二代目片岡秀太郎は、上方歌舞伎特有のはんなりとした芝居を受け継ぐ女形として高い評価を得て、多くの舞台で個性的な役柄を演じてきました。2021年(令和3年)5月、79歳で残念ながらなくなりましたが、弟と同じく人間国宝に認定された歌舞伎役者でした。 

もともとは、養父である二代目片岡秀太郎から女形の基本を仕込まれますが、端正な容姿と口跡の良さを活かし、「鳴神」(なるかみ)のような江戸の「荒事」もこなしました。

また「伊勢音頭恋寝刃」(いせおんどこいのねたば)の若旦那役といった荒事の真逆にある「和事」(やわらか味を持った演技)、さらに「世話物」から舞踊、新作、ミュージカルまで幅広く演じる役者として現在に至っています。

そして今、特にエンターテイナーとしての片岡愛之助さんに注目が集まっています。例えば、人間関係や人の心情を色濃く描いた場面もあれば、10役もの早替り、そして宙乗りや本水の演出といったケレン味も存分に味わえる、歌舞伎の醍醐味がすべて詰まった演目「鯛つかみ」。

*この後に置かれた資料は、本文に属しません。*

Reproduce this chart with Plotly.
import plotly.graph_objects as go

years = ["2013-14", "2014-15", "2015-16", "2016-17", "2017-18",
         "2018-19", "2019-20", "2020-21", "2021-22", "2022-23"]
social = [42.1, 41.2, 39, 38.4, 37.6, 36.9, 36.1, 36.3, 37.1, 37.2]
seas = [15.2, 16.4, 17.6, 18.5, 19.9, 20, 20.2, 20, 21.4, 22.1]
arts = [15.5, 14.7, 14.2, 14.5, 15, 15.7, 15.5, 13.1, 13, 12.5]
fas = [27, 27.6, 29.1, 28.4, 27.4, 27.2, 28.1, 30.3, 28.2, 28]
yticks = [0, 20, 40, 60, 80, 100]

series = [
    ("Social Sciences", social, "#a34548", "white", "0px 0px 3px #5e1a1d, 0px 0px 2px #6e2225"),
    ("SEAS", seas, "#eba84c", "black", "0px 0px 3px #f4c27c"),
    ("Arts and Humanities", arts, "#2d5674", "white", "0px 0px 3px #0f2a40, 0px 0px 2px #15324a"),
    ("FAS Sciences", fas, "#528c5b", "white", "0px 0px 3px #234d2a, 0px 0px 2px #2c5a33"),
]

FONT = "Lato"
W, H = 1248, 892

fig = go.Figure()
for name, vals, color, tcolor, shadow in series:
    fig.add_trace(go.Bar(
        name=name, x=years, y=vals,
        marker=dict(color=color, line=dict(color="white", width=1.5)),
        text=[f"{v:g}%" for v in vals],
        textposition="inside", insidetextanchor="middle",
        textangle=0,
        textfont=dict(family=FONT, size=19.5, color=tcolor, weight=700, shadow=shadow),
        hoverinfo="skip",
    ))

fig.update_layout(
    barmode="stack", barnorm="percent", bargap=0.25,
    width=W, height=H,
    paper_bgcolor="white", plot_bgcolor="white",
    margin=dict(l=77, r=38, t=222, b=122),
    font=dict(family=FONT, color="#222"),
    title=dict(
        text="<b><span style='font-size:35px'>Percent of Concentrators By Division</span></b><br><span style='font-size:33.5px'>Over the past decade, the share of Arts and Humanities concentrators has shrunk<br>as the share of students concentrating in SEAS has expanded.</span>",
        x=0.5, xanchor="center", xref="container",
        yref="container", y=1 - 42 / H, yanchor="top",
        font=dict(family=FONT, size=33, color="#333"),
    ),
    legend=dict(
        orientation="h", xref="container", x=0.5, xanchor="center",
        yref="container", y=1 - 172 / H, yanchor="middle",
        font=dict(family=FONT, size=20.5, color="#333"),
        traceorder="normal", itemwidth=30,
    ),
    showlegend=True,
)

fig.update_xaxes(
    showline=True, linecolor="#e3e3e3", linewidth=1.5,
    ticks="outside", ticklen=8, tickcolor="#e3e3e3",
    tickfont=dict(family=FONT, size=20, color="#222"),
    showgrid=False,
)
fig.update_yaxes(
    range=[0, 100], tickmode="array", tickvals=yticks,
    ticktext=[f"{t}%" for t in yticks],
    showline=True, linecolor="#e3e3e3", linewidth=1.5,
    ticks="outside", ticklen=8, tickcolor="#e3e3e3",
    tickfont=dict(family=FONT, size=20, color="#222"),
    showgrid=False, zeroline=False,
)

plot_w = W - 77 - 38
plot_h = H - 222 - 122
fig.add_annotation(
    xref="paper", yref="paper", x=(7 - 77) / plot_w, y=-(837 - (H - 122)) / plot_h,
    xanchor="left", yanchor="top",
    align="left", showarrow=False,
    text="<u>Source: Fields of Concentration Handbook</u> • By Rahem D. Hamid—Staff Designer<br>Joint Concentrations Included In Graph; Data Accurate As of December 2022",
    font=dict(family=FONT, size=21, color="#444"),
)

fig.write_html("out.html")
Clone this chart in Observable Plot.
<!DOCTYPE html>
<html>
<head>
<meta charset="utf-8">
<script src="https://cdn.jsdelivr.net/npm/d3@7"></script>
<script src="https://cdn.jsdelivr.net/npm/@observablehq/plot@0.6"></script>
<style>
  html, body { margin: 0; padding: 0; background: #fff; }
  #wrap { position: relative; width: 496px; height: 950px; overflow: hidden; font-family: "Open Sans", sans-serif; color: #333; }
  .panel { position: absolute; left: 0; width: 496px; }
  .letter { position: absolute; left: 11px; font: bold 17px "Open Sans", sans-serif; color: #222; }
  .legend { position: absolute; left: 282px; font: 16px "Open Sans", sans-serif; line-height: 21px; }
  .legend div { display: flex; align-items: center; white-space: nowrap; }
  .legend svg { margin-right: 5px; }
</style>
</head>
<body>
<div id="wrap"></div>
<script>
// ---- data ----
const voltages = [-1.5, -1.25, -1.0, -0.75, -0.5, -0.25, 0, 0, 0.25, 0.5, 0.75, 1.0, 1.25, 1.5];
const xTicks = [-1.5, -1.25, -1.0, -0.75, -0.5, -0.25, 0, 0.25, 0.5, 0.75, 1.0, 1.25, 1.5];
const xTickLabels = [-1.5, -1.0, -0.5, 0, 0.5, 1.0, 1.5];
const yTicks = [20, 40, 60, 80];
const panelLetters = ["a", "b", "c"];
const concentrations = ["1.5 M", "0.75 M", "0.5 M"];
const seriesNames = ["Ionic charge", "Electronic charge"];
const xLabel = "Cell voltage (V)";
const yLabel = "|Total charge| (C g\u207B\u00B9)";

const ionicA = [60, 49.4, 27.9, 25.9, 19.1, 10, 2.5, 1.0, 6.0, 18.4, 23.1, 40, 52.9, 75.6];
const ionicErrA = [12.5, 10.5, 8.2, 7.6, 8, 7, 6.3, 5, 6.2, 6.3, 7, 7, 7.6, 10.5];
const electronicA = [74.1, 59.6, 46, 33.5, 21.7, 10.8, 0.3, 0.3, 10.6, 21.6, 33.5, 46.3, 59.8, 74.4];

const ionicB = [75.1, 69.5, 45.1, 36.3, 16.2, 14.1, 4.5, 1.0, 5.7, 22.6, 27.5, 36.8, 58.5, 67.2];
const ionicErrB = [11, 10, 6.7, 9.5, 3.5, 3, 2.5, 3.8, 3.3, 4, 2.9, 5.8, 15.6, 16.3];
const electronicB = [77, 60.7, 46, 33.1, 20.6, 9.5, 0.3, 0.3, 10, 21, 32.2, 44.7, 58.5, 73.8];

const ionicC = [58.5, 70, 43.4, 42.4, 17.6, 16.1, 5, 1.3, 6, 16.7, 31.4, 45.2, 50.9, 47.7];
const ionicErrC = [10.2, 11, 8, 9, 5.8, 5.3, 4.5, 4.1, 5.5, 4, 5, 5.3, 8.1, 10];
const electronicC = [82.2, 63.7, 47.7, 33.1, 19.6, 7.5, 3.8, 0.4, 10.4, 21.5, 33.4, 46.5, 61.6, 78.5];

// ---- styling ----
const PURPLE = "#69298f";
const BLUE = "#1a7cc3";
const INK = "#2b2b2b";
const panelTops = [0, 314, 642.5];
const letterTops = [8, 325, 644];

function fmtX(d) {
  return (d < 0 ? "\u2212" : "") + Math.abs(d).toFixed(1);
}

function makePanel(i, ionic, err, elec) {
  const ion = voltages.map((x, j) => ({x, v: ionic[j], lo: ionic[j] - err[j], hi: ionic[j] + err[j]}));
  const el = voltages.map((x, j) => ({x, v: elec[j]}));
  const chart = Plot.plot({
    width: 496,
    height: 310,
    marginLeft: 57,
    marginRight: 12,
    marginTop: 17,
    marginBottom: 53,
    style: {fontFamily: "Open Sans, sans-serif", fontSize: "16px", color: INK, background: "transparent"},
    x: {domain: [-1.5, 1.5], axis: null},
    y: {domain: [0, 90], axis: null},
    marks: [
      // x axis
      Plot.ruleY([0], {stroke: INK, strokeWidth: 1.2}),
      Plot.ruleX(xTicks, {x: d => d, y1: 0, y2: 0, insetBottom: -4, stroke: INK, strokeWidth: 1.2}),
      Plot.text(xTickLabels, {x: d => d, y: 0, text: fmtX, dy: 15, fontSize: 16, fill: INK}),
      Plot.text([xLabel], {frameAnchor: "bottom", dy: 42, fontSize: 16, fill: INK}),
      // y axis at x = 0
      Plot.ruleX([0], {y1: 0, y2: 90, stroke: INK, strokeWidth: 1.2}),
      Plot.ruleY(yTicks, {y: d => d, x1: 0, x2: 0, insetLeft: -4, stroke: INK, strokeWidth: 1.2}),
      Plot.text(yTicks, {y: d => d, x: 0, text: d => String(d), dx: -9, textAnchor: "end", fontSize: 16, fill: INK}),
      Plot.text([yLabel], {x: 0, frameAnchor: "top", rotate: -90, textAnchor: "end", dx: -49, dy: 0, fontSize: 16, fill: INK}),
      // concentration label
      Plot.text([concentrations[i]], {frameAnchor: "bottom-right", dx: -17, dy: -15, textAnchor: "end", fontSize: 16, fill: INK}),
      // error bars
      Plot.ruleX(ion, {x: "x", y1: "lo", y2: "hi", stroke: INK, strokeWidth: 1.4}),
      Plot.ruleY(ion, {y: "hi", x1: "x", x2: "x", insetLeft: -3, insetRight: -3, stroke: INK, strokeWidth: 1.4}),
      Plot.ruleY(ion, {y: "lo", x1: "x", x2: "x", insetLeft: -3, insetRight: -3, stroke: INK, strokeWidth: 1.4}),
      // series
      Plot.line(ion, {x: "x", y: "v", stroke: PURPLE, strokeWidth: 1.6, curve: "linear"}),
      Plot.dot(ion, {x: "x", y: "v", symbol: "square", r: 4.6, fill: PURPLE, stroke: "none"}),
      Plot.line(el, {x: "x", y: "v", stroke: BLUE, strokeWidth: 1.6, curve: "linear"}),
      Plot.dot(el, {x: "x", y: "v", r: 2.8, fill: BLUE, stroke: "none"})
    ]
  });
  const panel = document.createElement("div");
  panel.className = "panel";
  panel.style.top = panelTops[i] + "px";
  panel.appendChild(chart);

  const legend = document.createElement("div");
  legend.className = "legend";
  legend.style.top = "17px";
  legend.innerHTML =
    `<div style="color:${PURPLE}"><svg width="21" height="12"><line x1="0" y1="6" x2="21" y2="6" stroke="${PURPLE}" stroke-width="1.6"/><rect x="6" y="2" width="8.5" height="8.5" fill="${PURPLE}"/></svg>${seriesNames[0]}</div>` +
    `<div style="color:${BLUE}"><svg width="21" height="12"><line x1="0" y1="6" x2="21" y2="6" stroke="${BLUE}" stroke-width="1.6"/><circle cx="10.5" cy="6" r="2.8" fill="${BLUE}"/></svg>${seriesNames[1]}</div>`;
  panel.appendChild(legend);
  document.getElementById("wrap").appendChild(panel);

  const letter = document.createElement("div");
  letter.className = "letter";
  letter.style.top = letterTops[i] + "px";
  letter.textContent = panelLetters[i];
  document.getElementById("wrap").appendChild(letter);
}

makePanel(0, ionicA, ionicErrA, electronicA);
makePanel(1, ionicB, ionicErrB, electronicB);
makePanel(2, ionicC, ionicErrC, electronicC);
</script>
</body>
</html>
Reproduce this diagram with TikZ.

片岡愛之助さんは、それほど大きくない体でありながら、劇場いっぱいに広げるスケール感ある演技をし、大きな才能だと高く評価されています。本来、歌舞伎が持っている伝統的な美しさをショウアップして見せる才能があるというわけです。

また、2005年(平成17年)には、宝塚月組と共演し、日本演劇史始まって以来の宝塚と歌舞伎の歴史的コラボレーションを実現。若手実力派の歌舞伎役者として、東西問わず、歌舞伎の明日を担うホープとしての活躍に今後目が離せません。